It might depend on the model but the same grinder, I think it was the t80, was sold by Quamar, Fiorenzato and Ascaso. The practice of rebadging is common, which may be why you see the name Macap cropping up. It is likely made by Macap and sold under various other makes/ badges. In my experience and with the proviso that the direction of rotation is correct, a number of different manufacturer's burrs are interchangeable on some machines which makes sense if they are i fact rebadged models


----------



## lake_m (Feb 4, 2017)

grumpydaddy said:


> It might depend on the model but the same grinder, I think it was the t80, was sold by Quamar, Fiorenzato and Ascaso. The practice of rebadging is common, which may be why you see the name Macap cropping up. It is likely made by Macap and sold under various other makes/ badges. In my experience and with the proviso that the direction of rotation is correct, a number of different manufacturer's burrs are interchangeable on some machines which makes sense if they are i fact rebadged models


Ah, I see that now. Tons of spares available for the Fiorenzato T80 including 63mm burr sets. Looks very similar. Thanks.


----------



## lake_m (Feb 4, 2017)

Well it arrived today but alas I'm away for a week so won't get to play with it. Wonky picture courtesy of no.1 daughter.

Talk about little and large.


----------



## grumpydaddy (Oct 20, 2014)

THAT'S more like it







Mmmmm Shiny


----------



## lake_m (Feb 4, 2017)

Sure is shiny! I see there's been quite a bit of vitriol spoken about the M80 on here, but strangely very little on the forums across the pond, where it seems to be very well received. In the end money talks and my budget was very tight after a straight BTB purchase of the La Spaziale and a grinder (and building an Orangery to put it in!).

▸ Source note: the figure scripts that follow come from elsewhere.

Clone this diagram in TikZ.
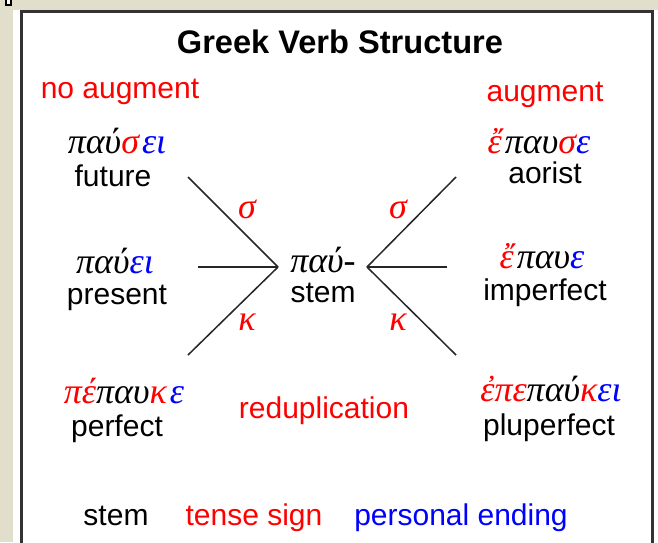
\documentclass[tikz,border=0pt]{standalone}
\usepackage{fontspec}
\setmainfont{Liberation Sans}
\newfontfamily\greekfont{Liberation Serif}

\definecolor{gvframe}{RGB}{225,222,203}
\definecolor{gvred}{RGB}{255,0,0}
\definecolor{gvblue}{RGB}{0,0,255}
\newcommand{\tns}[1]{\textcolor{gvred}{#1}}
\newcommand{\pen}[1]{\textcolor{gvblue}{#1}}

\begin{document}
\begin{tikzpicture}[
    x=0.5pt, y=-0.5pt,
    gv title/.style={
        font=\fontsize{16.3}{19}\selectfont\bfseries,
        inner sep=0pt, anchor=base
    },
    gv word/.style={
        font=\fontsize{15}{18}\selectfont,
        inner sep=0pt, anchor=base
    },
    gv greek/.style={
        font=\fontsize{18}{21}\selectfont\greekfont\itshape,
        inner sep=0pt, anchor=base
    },
    gv branch/.style={
        line width=0.75pt,
        draw=black!85
    }
]
    % Rahmen und Hintergrund
    \useasboundingbox (0,0) rectangle (658,542);
    \fill[white] (0,0) rectangle (658,542);
    \fill[gvframe] (0,0) rectangle (13,542);
    \fill[gvframe] (0,0) rectangle (658,10);
    \draw[line width=0.6pt, fill=white] (6,-2) rectangle (11,5);
    \draw[line width=1.5pt, draw=black!80] (21.5,11.5) rectangle (652,570);

    % Überschriften
    \node[gv title] (title) at (340,53) {Greek Verb Structure};
    \node[gv word, text=gvred] (noaug) at (120,98) {no augment};
    \node[gv word, text=gvred] (aug) at (545,101) {augment};

    % Stamm in der Mitte
    \node[gv greek] (stemgr) at (323,272) {παύ-};
    \node[gv word] (stem) at (323,302) {stem};

    % Formen ohne Augment (links)
    \node[gv greek] (futgr) at (117,153) {παύ\tns{σ}\kern1.5pt\pen{ει}};
    \node[gv word] (future) at (113,186) {future};
    \node[gv greek] (presgr) at (115,273) {παύ\pen{ει}};
    \node[gv word] (present) at (117,304) {present};
    \node[gv greek] (perfgr) at (124,403) {\tns{πέ}παυ\tns{κ}\kern1.5pt\pen{ε}};
    \node[gv word] (perfect) at (117,436) {perfect};

    % Formen mit Augment (rechts)
    \node[gv greek] (aorgr) at (539,153) {\tns{ἔ}\kern1.5pt παυ\tns{σ}\pen{ε}};
    \node[gv word] (aorist) at (545,183) {aorist};
    \node[gv greek] (impgr) at (542,268) {\tns{ἔ}\kern1.5pt παυ\pen{ε}};
    \node[gv word] (imperfect) at (545,300) {imperfect};
    \node[gv greek] (plupgr) at (551,401) {\tns{ἐπε}παύ\tns{κ}\pen{ει}};
    \node[gv word] (pluperfect) at (549,435) {pluperfect};

    \node[gv word, text=gvred] (redup) at (324,418) {reduplication};

    % Verzweigungen
    \coordinate (lhub) at (278,267);
    \coordinate (rhub) at (367,267);
    \coordinate (lup) at (188,177);
    \coordinate (lmid) at (198,267);
    \coordinate (llow) at (188,355);
    \coordinate (rup) at (456,177);
    \coordinate (rmid) at (447,267);
    \coordinate (rlow) at (456,355);
    \foreach \side in {l,r} {
        \foreach \arm in {up,mid,low}
            \draw[gv branch] (\side\arm) -- (\side hub);
    }

    % Tempuszeichen an den Zweigen
    \foreach \side/\xpos in {l/247,r/398} {
        \node[gv greek, text=gvred] (\side sigma) at (\xpos,218) {σ};
        \node[gv greek, text=gvred] (\side kappa) at (\xpos,330) {κ};
    }

    % Legende
    \node[gv word] (keystem) at (116,525) {stem};
    \node[gv word, text=gvred] (keytense) at (254,525) {tense sign};
    \node[gv word, text=gvblue] (keyending) at (461,525) {personal ending};
\end{tikzpicture}
\end{document}
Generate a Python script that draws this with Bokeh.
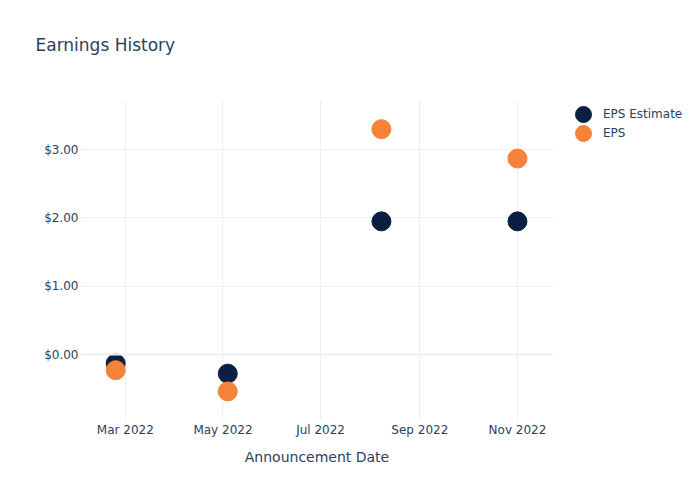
from datetime import datetime
from bokeh.plotting import figure
from bokeh.layouts import row
from bokeh.models import (Range1d, FixedTicker, DatetimeTickFormatter, NumeralTickFormatter,
                          Span, Legend, LegendItem, ColumnDataSource, Title)
from bokeh.embed import file_html
from bokeh.resources import INLINE

# data
dates = ["2022-02-23", "2022-05-04", "2022-08-08", "2022-11-01"]
eps_estimate = [-0.13, -0.28, 1.95, 1.95]
eps_actual = [-0.23, -0.54, 3.30, 2.87]
x_tick_dates = ["2022-03-01", "2022-05-01", "2022-07-01", "2022-09-01", "2022-11-01"]
y_ticks = [0, 1, 2, 3]
series_names = ["EPS Estimate", "EPS"]
series_colors = ["#0b1f42", "#f7823a"]

FONT = "DejaVu Sans"
TXT = "#2a3f5f"
GRID = "#ebf0f8"

xd = [datetime.strptime(d, "%Y-%m-%d") for d in dates]
src = ColumnDataSource(dict(x=xd, est=eps_estimate, eps=eps_actual))

p = figure(width=553, height=500, output_backend="svg", toolbar_location=None,
           title=None, x_axis_type="datetime",
           x_range=Range1d(datetime(2022, 2, 1), datetime(2022, 11, 23, 12)),
           y_range=Range1d(-0.966, 3.72),
           min_border_left=80, min_border_right=0, min_border_top=100, min_border_bottom=80)
p.outline_line_color = None
p.background_fill_color = "white"
p.border_fill_color = "white"

spacer = Title(text=" ", text_font=FONT, text_font_size="17px", standoff=7)
p.add_layout(spacer, "above")
main_title = Title(text="Earnings History", text_font=FONT, text_font_size="17px",
                   text_font_style="normal", text_color=TXT, offset=-45, standoff=33)
p.add_layout(main_title, "above")

tick_ms = [datetime.strptime(d, "%Y-%m-%d").timestamp() * 1000 for d in x_tick_dates]
p.xaxis.ticker = FixedTicker(ticks=tick_ms)
p.xaxis.formatter = DatetimeTickFormatter(months="%b %Y", days="%b %Y")
p.yaxis.ticker = FixedTicker(ticks=y_ticks)
p.yaxis.formatter = NumeralTickFormatter(format="$0.00")

for ax in (p.xaxis[0], p.yaxis[0]):
    ax.axis_line_color = None
    ax.major_tick_line_color = None
    ax.minor_tick_line_color = None
    ax.major_tick_out = 0
    ax.major_tick_in = 0
    ax.minor_tick_out = 0
    ax.minor_tick_in = 0
    ax.major_label_text_font = FONT
    ax.major_label_text_font_size = "12px"
    ax.major_label_text_color = TXT
    ax.major_label_standoff = 2
p.xaxis.axis_label = "Announcement Date"
p.xaxis.axis_label_text_font = FONT
p.xaxis.axis_label_text_font_size = "14px"
p.xaxis.axis_label_text_font_style = "normal"
p.xaxis.axis_label_text_color = TXT
p.xaxis.axis_label_standoff = 9

p.grid.grid_line_color = GRID
p.grid.grid_line_width = 1
p.add_layout(Span(location=0, dimension="width", line_color=GRID, line_width=2))

p.scatter("x", "est", source=src, size=19, color=series_colors[0], line_color=series_colors[0])
p.scatter("x", "eps", source=src, size=19, color=series_colors[1], line_color=series_colors[1])

# legend panel (frame aligned with main plot: y 100..420)
lg = figure(width=147, height=500, output_backend="svg", toolbar_location=None,
            x_range=Range1d(0, 1), y_range=Range1d(0, 1),
            x_axis_location=None, y_axis_location=None,
            min_border_left=0, min_border_right=0, min_border_top=100, min_border_bottom=80)
lg.outline_line_color = None
lg.grid.visible = False
lg.border_fill_color = "white"
lg.background_fill_color = "white"

legend_y = [286, 267]
for name, col, ly in zip(series_names, series_colors, legend_y):
    # off-range proxy point so the legend has a glyph to draw
    r = lg.scatter(x=[-5], y=[-5], size=19, color=col, line_color=col)
    leg = Legend(items=[LegendItem(label=name, renderers=[r])], location=(10, ly))
    leg.label_text_font = FONT
    leg.label_text_font_size = "12px"
    leg.label_text_color = TXT
    leg.glyph_width = 40
    leg.glyph_height = 40
    leg.label_height = 19
    leg.spacing = 0
    leg.padding = 0
    leg.margin = 0
    leg.border_line_color = None
    leg.background_fill_alpha = 0
    leg.label_standoff = 0
    lg.add_layout(leg, "center")

layout = row(p, lg)
open("out.html", "w").write(file_html(layout, INLINE))
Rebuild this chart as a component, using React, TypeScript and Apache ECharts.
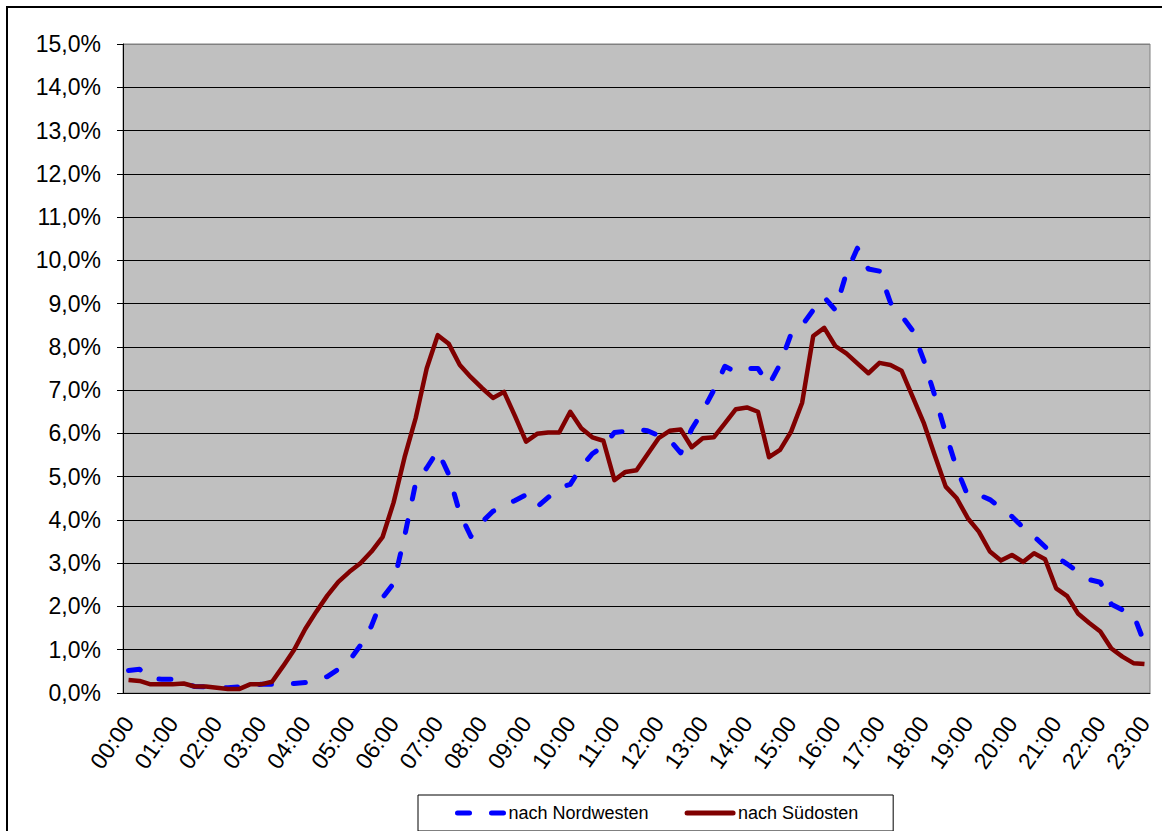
import React, { useEffect, useRef } from 'react';
import * as echarts from 'echarts';

// Categories: quarter hours from 00:00 to 23:00
const categories: string[] = [];
for (let h = 0; h < 24; h++) {
  for (let q = 0; q < 4; q++) {
    if (h === 23 && q > 0) break;
    categories.push(`${String(h).padStart(2, '0')}:${String(q * 15).padStart(2, '0')}`);
  }
}

// nach Nordwesten (percent)
const nordwesten: number[] = [
  0.52, 0.55, 0.33, 0.32, 0.32, 0.22, 0.15, 0.14, 0.12, 0.12,
  0.14, 0.18, 0.20, 0.20, 0.22, 0.22, 0.24, 0.30, 0.38, 0.55,
  0.75, 1.10, 1.55, 2.20, 2.53, 3.62, 4.85, 5.20, 5.60, 5.05,
  4.15, 3.62, 3.95, 4.20, 4.33, 4.45, 4.58, 4.30, 4.52, 4.75,
  4.82, 5.22, 5.53, 5.70, 6.02, 6.05, 6.10, 6.06, 5.95, 5.85,
  5.55, 6.10, 6.52, 7.00, 7.55, 7.42, 7.50, 7.50, 7.12, 7.60,
  8.30, 8.50, 8.85, 9.15, 8.85, 9.70, 10.28, 9.80, 9.75, 9.02,
  8.72, 8.38, 7.70, 6.88, 6.00, 5.19, 4.56, 4.58, 4.47, 4.28,
  4.08, 3.83, 3.62, 3.38, 3.15, 2.98, 2.80, 2.62, 2.56, 2.05,
  1.92, 1.82, 1.15,
];

// nach Südosten (percent)
const suedosten: number[] = [
  0.30, 0.28, 0.20, 0.20, 0.20, 0.22, 0.15, 0.15, 0.12, 0.09,
  0.09, 0.20, 0.20, 0.26, 0.62, 1.00, 1.48, 1.88, 2.25, 2.57,
  2.80, 3.00, 3.27, 3.60, 4.40, 5.45, 6.35, 7.50, 8.27, 8.07,
  7.58, 7.30, 7.05, 6.82, 6.96, 6.40, 5.81, 5.99, 6.02, 6.02,
  6.50, 6.12, 5.91, 5.83, 4.92, 5.11, 5.15, 5.52, 5.89, 6.06,
  6.09, 5.68, 5.89, 5.91, 6.23, 6.56, 6.60, 6.50, 5.45, 5.62,
  6.04, 6.71, 8.25, 8.44, 8.02, 7.85, 7.62, 7.39, 7.63, 7.58,
  7.45, 6.85, 6.25, 5.50, 4.77, 4.50, 4.04, 3.73, 3.27, 3.06,
  3.19, 3.03, 3.23, 3.09, 2.42, 2.24, 1.83, 1.62, 1.42, 1.03,
  0.84, 0.69, 0.67,
];

const seriesNames = ['nach Nordwesten', 'nach Südosten'];
const yMin = 0;
const yMax = 15;
const yStep = 1;

export default function App() {
  const ref = useRef<HTMLDivElement>(null);

  useEffect(() => {
    if (!ref.current) return;
    const chart = echarts.init(ref.current, undefined, { renderer: 'svg' });
    const font = 'Liberation Sans, Arial, sans-serif';
    const splitColors: string[] = [];
    for (let v = yMin; v <= yMax; v += yStep) splitColors.push(v === yMax ? '#808080' : '#000000');

    chart.setOption({
      animation: false,
      backgroundColor: '#ffffff',
      textStyle: { fontFamily: font },
      grid: {
        left: 123,
        top: 44,
        right: 12,
        bottom: 138,
        show: true,
        backgroundColor: '#c0c0c0',
        borderColor: '#808080',
        borderWidth: 1,
      },
      xAxis: {
        type: 'category',
        data: categories,
        boundaryGap: true,
        axisLine: { lineStyle: { color: '#000', width: 1 } },
        axisTick: { interval: 3, length: 7, lineStyle: { color: '#000' } },
        axisLabel: {
          interval: 3,
          rotate: 55,
          fontSize: 23,
          color: '#000',
          margin: 26,
          fontFamily: font,
        },
        splitLine: { show: false },
      },
      yAxis: {
        type: 'value',
        min: yMin,
        max: yMax,
        interval: yStep,
        axisLine: { show: true, lineStyle: { color: '#000' } },
        axisTick: { show: true, length: 6, lineStyle: { color: '#000' } },
        axisLabel: {
          fontSize: 23,
          color: '#000',
          margin: 22,
          fontFamily: font,
          formatter: (v: number) => v.toFixed(1).replace('.', ',') + '%',
        },
        splitLine: { show: true, lineStyle: { color: splitColors, width: 1 } },
      },
      legend: {
        data: seriesNames,
        left: 418,
        top: 795,
        orient: 'horizontal',
        padding: [9, 35, 9, 37],
        itemGap: 36,
        itemWidth: 46,
        itemHeight: 20,
        borderColor: '#000',
        borderWidth: 1,
        backgroundColor: '#fff',
        itemStyle: { opacity: 0 },
        lineStyle: { width: 5, cap: 'round' },
        textStyle: { fontSize: 18, color: '#000', fontFamily: font },
      },
      graphic: [
        {
          type: 'rect',
          silent: true,
          z: 100,
          shape: { x: 7, y: 7, width: 1200, height: 900 },
          style: { fill: 'none', stroke: '#000', lineWidth: 2 },
        },
      ],
      series: [
        {
          name: seriesNames[0],
          type: 'line',
          data: nordwesten,
          symbol: 'none',
          showSymbol: false,
          lineStyle: { color: '#0000ff', width: 5, type: [12, 22], cap: 'round', join: 'round' },
          itemStyle: { color: '#0000ff' },
        },
        {
          name: seriesNames[1],
          type: 'line',
          data: suedosten,
          symbol: 'none',
          showSymbol: false,
          lineStyle: { color: '#800000', width: 4.5, join: 'round' },
          itemStyle: { color: '#800000' },
        },
      ],
    });
    return () => chart.dispose();
  }, []);

  return (
    <div
      ref={ref}
      style={{ position: 'fixed', left: 0, top: 0, width: 1162, height: 831 }}
    />
  );
}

So long as I see an improvement over the Rocky, it will do for a while until I fathom out what the Spaz actually needs to get the best out of it.


----------



## Missy (Mar 9, 2016)

Very nice! Looks great! Bit extreme to build a whole room... You'll have to make it worthwhile by buying some more stuff!!!


----------



## lake_m (Feb 4, 2017)

Missy said:


> Very nice! Looks great! Bit extreme to build a whole room... You'll have to make it worthwhile by buying some more stuff!!!


I know. But had to cut a deal with the wife. She gets a new kitchen, I get new coffee machine or the deal is off!


----------